Questo luogo è noto fin dal 1500 proprio per la ricchezza d’acqua e la fertilità dei terreni adatti alla coltivazione del riso.
Nelle terre del Torrone della Colombara il riso era già coltivato alla fine del 1400, quando ebbe inizio la risicoltura in alta Italia.
Nel 1571 la chiesa della Tenuta diventa parrocchia, dando inizio a quel “mondo cascina” che si stava sviluppando: chiesa, camposanto, osteria, abitazioni…
La proprietà passa tra diverse famiglie di rami cadetti dei Savoia, futuri re d’Italia, fino al 1868, anno in cui viene acquistata da una famiglia biellese, i Magnani. Nel 1935 Cesare Rondolino ne diventa il terzo proprietario storico.
Nel 2002 la Famiglia Rondolino costruisce una nuova riseria, in cui vengono installate tecnologie, sia tradizionali che innovative, per massimizzare la qualità della trasformazione del riso.
Negli anni successivi, in memoria della tradizione secolare, è stato realizzato un interessante museo della risaia, andando a rioccupare gradatamente i locali della cascina: i laboratori del fabbro, del falegname, del sellaio, della sarta, le abitazioni, la scuola, il dormitorio delle mondine. Ogni cosa è stata riposta dove era una volta, senza essere restaurata, come i locali stessi, per preservarne così tutte le ferite del tempo.
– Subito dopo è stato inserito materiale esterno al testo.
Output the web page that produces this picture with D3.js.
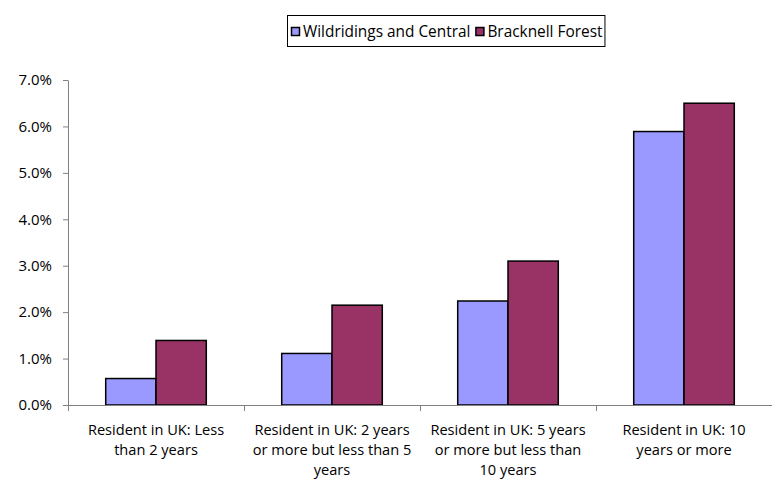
<!DOCTYPE html>
<html>
<head>
<meta charset="utf-8">
<script src="https://cdn.jsdelivr.net/npm/d3@7"></script>
<style>
  body { margin: 0; background: #fff; }
  svg { display: block; font-family: "Open Sans", sans-serif; }
</style>
</head>
<body>
<svg width="772" height="481"></svg>
<script>
// categories, with the line breaks the chart uses
var categories = ["less2", "2to5", "5to10", "10plus"];
var categoryLines = [
  ["Resident in UK: Less", "than 2 years"],
  ["Resident in UK: 2 years", "or more but less than 5", "years"],
  ["Resident in UK: 5 years", "or more but less than", "10 years"],
  ["Resident in UK: 10", "years or more"]
];
var seriesNames = ["Wildridings and Central", "Bracknell Forest"];
var wildridings = [0.0057, 0.0111, 0.0224, 0.0589];
var bracknell = [0.0139, 0.0215, 0.0310, 0.0650];
var yTicks = [0, 0.01, 0.02, 0.03, 0.04, 0.05, 0.06, 0.07];
var colors = ["#9999ff", "#993366"];

var FS = "14.6px";

var svg = d3.select("svg");

var margin = {left: 68, right: 0, top: 80, bottom: 76},
    width = 772 - margin.left - margin.right,
    height = 481 - margin.top - margin.bottom;

var g = svg.append("g")
    .attr("transform", "translate(" + margin.left + "," + margin.top + ")");

// scales
var x = d3.scaleBand().domain(categories).range([0, width]).paddingInner(0).paddingOuter(0);
var bw = x.bandwidth() / 3.5;   // gap width 150%
var xs = d3.scaleBand().domain(seriesNames).range([0.75 * bw, 0.75 * bw + 2 * bw]);
var y = d3.scaleLinear().domain([0, 0.07]).range([height, 0]);

// bars
var data = categories.map(function(c, i) {
  return {cat: c, vals: [wildridings[i], bracknell[i]]};
});

var groups = g.selectAll(".cat").data(data).enter().append("g")
    .attr("class", "cat")
    .attr("transform", function(d) { return "translate(" + x(d.cat) + ",0)"; });

groups.selectAll("rect").data(function(d) {
    return d.vals.map(function(v, j) { return {name: seriesNames[j], v: v, j: j}; });
  }).enter().append("rect")
    .attr("x", function(d) { return xs(d.name); })
    .attr("y", function(d) { return y(d.v); })
    .attr("width", xs.bandwidth())
    .attr("height", function(d) { return height - y(d.v); })
    .attr("fill", function(d) { return colors[d.j]; })
    .attr("stroke", "#000")
    .attr("stroke-width", 1.5);

// y axis
var yAxis = g.append("g")
    .call(d3.axisLeft(y).tickValues(yTicks).tickFormat(d3.format(".1%")).tickSize(5).tickPadding(11));
yAxis.select(".domain").attr("stroke", "#808080").attr("d", "M0.5," + height + "V0.5");
yAxis.selectAll(".tick line").attr("stroke", "#808080");
yAxis.selectAll("text").attr("font-size", "15px").attr("fill", "#000")
    .attr("font-family", "'Open Sans', sans-serif");

// x axis (ticks on category boundaries)
var xAxis = g.append("g").attr("transform", "translate(0," + height + ")");
xAxis.append("line")
    .attr("x1", -5).attr("x2", width)
    .attr("y1", 0.5).attr("y2", 0.5)
    .attr("stroke", "#808080");
xAxis.selectAll(".xt").data(categories.concat(["end"])).enter().append("line")
    .attr("class", "xt")
    .attr("x1", function(d, i) { return i * x.step() + 0.5; })
    .attr("x2", function(d, i) { return i * x.step() + 0.5; })
    .attr("y1", 0).attr("y2", 6)
    .attr("stroke", "#808080");

var labels = xAxis.selectAll(".xl").data(categories).enter().append("text")
    .attr("class", "xl")
    .attr("text-anchor", "middle")
    .attr("font-size", FS)
    .attr("transform", function(d) { return "translate(" + (x(d) + x.bandwidth() / 2) + ",30)"; });
labels.selectAll("tspan").data(function(d, i) { return categoryLines[i]; })
  .enter().append("tspan")
    .attr("x", 0)
    .attr("dy", function(d, i) { return i === 0 ? 0 : 20; })
    .text(function(d) { return d; });

// legend
var legend = svg.append("g").attr("transform", "translate(287,15)");
var box = legend.append("rect")
    .attr("x", 0.5).attr("y", 0.5)
    .attr("width", 319).attr("height", 31)
    .attr("fill", "#fff").attr("stroke", "#000");

var items = legend.selectAll(".li").data(seriesNames).enter().append("g")
    .attr("class", "li");
items.append("rect")
    .attr("x", 0.5).attr("y", 12.5).attr("width", 8).attr("height", 8)
    .attr("fill", function(d, i) { return colors[i]; })
    .attr("stroke", "#000").attr("stroke-width", 1.5);
items.append("text")
    .attr("x", 12).attr("y", 21.5)
    .attr("font-size", "15.4px")
    .text(function(d) { return d; });

var lx = 4;
items.each(function() {
  d3.select(this).attr("transform", "translate(" + lx + ",0)");
  lx += 12 + d3.select(this).select("text").node().getComputedTextLength() + 5;
});
box.attr("width", lx - 3);
</script>
</body>
</html>
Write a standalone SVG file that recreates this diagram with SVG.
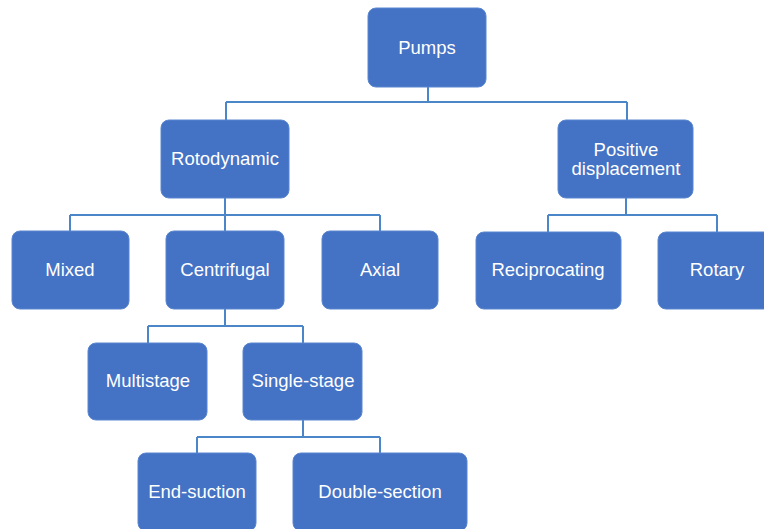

In questo luogo dalle intense suggestioni nasce il riso Acquerello, frutto di un lungo studio e dell’esperienza familiare. L’unione di tradizione e innovazione permette una lavorazione unica: il cereale ancora grezzo viene dapprima invecchiato, poi raffinato lentamente e reintegrato con la sua preziosa gemma. Sono proprio i processi di invecchiamento, lavorazione e gemmatura a rendere Acquerello più buono, più ricco e più sano. È riconosciuto dagli chef e gourmet più famosi come il riso numero uno al mondo.